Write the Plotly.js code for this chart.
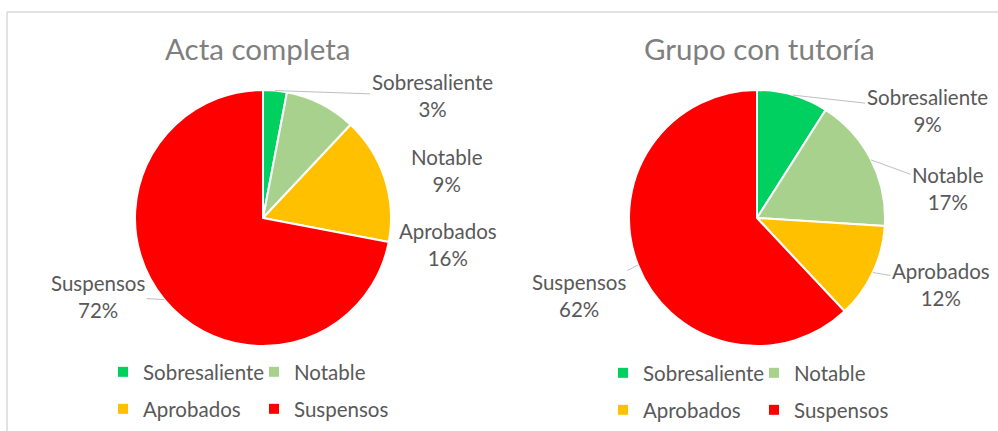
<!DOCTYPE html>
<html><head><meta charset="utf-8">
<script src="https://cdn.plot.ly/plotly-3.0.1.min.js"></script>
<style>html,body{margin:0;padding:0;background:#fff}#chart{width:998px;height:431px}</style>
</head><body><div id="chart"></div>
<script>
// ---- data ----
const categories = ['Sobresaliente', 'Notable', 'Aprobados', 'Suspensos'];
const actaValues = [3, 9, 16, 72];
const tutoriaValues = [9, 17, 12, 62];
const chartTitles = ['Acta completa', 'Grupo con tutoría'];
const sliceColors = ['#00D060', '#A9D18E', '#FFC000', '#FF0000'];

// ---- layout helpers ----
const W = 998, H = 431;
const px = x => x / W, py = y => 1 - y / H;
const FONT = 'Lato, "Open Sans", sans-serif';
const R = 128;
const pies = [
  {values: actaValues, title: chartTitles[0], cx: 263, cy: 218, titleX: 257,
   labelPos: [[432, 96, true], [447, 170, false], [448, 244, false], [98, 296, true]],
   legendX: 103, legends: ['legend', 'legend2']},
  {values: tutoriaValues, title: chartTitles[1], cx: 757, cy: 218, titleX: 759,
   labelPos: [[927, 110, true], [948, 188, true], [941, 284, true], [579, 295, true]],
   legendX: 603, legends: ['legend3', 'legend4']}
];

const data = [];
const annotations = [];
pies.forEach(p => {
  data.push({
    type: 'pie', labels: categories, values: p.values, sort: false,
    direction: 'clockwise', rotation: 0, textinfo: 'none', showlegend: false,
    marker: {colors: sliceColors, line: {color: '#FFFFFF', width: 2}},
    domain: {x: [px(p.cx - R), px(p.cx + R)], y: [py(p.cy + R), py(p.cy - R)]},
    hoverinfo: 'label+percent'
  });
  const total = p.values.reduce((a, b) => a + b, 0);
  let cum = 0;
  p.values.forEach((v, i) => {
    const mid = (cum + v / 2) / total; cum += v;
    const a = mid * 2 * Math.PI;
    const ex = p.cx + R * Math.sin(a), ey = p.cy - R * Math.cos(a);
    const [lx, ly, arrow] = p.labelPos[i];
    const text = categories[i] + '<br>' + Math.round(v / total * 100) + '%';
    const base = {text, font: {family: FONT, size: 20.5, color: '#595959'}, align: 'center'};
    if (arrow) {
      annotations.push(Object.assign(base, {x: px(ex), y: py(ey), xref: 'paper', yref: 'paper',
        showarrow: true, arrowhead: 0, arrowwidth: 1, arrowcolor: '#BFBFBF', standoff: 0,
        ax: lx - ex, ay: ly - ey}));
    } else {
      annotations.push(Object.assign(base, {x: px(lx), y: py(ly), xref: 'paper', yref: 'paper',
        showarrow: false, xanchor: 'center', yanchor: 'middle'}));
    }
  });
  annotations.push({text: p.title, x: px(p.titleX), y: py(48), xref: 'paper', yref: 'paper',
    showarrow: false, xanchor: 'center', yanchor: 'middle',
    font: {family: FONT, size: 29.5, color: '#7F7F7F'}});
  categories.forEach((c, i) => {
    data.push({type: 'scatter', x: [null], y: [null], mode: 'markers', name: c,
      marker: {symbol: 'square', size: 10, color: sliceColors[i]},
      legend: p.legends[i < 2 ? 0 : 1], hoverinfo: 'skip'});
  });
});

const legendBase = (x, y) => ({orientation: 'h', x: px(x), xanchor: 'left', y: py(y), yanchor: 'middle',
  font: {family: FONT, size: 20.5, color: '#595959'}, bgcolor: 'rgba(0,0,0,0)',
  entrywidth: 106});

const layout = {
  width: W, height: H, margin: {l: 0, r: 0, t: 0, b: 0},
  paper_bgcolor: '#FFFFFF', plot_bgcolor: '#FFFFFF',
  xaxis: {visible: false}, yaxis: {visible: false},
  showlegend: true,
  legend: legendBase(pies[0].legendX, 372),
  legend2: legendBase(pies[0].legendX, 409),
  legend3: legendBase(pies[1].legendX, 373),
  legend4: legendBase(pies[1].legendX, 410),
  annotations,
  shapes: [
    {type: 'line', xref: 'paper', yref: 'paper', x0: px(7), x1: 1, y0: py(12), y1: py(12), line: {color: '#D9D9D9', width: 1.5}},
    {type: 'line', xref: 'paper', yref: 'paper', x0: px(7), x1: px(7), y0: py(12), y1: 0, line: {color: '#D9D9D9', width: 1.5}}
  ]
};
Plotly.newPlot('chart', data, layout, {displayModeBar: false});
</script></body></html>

━━━━━━━━━━━━━━━━━━━━━━━━━━━━━━

Reproduce the material above in full and without alteration, but skip all pictures.

Write the Plotly.js code for this chart.
<!DOCTYPE html>
<html><head><meta charset="utf-8">
<script src="https://cdn.plot.ly/plotly-3.0.1.min.js"></script>
<style>html,body{margin:0;padding:0;background:#fff}#chart{width:998px;height:431px}</style>
</head><body><div id="chart"></div>
<script>
// ---- data ----
const categories = ['Sobresaliente', 'Notable', 'Aprobados', 'Suspensos'];
const actaValues = [3, 9, 16, 72];
const tutoriaValues = [9, 17, 12, 62];
const chartTitles = ['Acta completa', 'Grupo con tutoría'];
const sliceColors = ['#00D060', '#A9D18E', '#FFC000', '#FF0000'];

// ---- layout helpers ----
const W = 998, H = 431;
const px = x => x / W, py = y => 1 - y / H;
const FONT = 'Lato, "Open Sans", sans-serif';
const R = 128;
const pies = [
  {values: actaValues, title: chartTitles[0], cx: 263, cy: 218, titleX: 257,
   labelPos: [[432, 96, true], [447, 170, false], [448, 244, false], [98, 296, true]],
   legendX: 103, legends: ['legend', 'legend2']},
  {values: tutoriaValues, title: chartTitles[1], cx: 757, cy: 218, titleX: 759,
   labelPos: [[927, 110, true], [948, 188, true], [941, 284, true], [579, 295, true]],
   legendX: 603, legends: ['legend3', 'legend4']}
];

const data = [];
const annotations = [];
pies.forEach(p => {
  data.push({
    type: 'pie', labels: categories, values: p.values, sort: false,
    direction: 'clockwise', rotation: 0, textinfo: 'none', showlegend: false,
    marker: {colors: sliceColors, line: {color: '#FFFFFF', width: 2}},
    domain: {x: [px(p.cx - R), px(p.cx + R)], y: [py(p.cy + R), py(p.cy - R)]},
    hoverinfo: 'label+percent'
  });
  const total = p.values.reduce((a, b) => a + b, 0);
  let cum = 0;
  p.values.forEach((v, i) => {
    const mid = (cum + v / 2) / total; cum += v;
    const a = mid * 2 * Math.PI;
    const ex = p.cx + R * Math.sin(a), ey = p.cy - R * Math.cos(a);
    const [lx, ly, arrow] = p.labelPos[i];
    const text = categories[i] + '<br>' + Math.round(v / total * 100) + '%';
    const base = {text, font: {family: FONT, size: 20.5, color: '#595959'}, align: 'center'};
    if (arrow) {
      annotations.push(Object.assign(base, {x: px(ex), y: py(ey), xref: 'paper', yref: 'paper',
        showarrow: true, arrowhead: 0, arrowwidth: 1, arrowcolor: '#BFBFBF', standoff: 0,
        ax: lx - ex, ay: ly - ey}));
    } else {
      annotations.push(Object.assign(base, {x: px(lx), y: py(ly), xref: 'paper', yref: 'paper',
        showarrow: false, xanchor: 'center', yanchor: 'middle'}));
    }
  });
  annotations.push({text: p.title, x: px(p.titleX), y: py(48), xref: 'paper', yref: 'paper',
    showarrow: false, xanchor: 'center', yanchor: 'middle',
    font: {family: FONT, size: 29.5, color: '#7F7F7F'}});
  categories.forEach((c, i) => {
    data.push({type: 'scatter', x: [null], y: [null], mode: 'markers', name: c,
      marker: {symbol: 'square', size: 10, color: sliceColors[i]},
      legend: p.legends[i < 2 ? 0 : 1], hoverinfo: 'skip'});
  });
});

const legendBase = (x, y) => ({orientation: 'h', x: px(x), xanchor: 'left', y: py(y), yanchor: 'middle',
  font: {family: FONT, size: 20.5, color: '#595959'}, bgcolor: 'rgba(0,0,0,0)',
  entrywidth: 106});

const layout = {
  width: W, height: H, margin: {l: 0, r: 0, t: 0, b: 0},
  paper_bgcolor: '#FFFFFF', plot_bgcolor: '#FFFFFF',
  xaxis: {visible: false}, yaxis: {visible: false},
  showlegend: true,
  legend: legendBase(pies[0].legendX, 372),
  legend2: legendBase(pies[0].legendX, 409),
  legend3: legendBase(pies[1].legendX, 373),
  legend4: legendBase(pies[1].legendX, 410),
  annotations,
  shapes: [
    {type: 'line', xref: 'paper', yref: 'paper', x0: px(7), x1: 1, y0: py(12), y1: py(12), line: {color: '#D9D9D9', width: 1.5}},
    {type: 'line', xref: 'paper', yref: 'paper', x0: px(7), x1: px(7), y0: py(12), y1: 0, line: {color: '#D9D9D9', width: 1.5}}
  ]
};
Plotly.newPlot('chart', data, layout, {displayModeBar: false});
</script></body></html>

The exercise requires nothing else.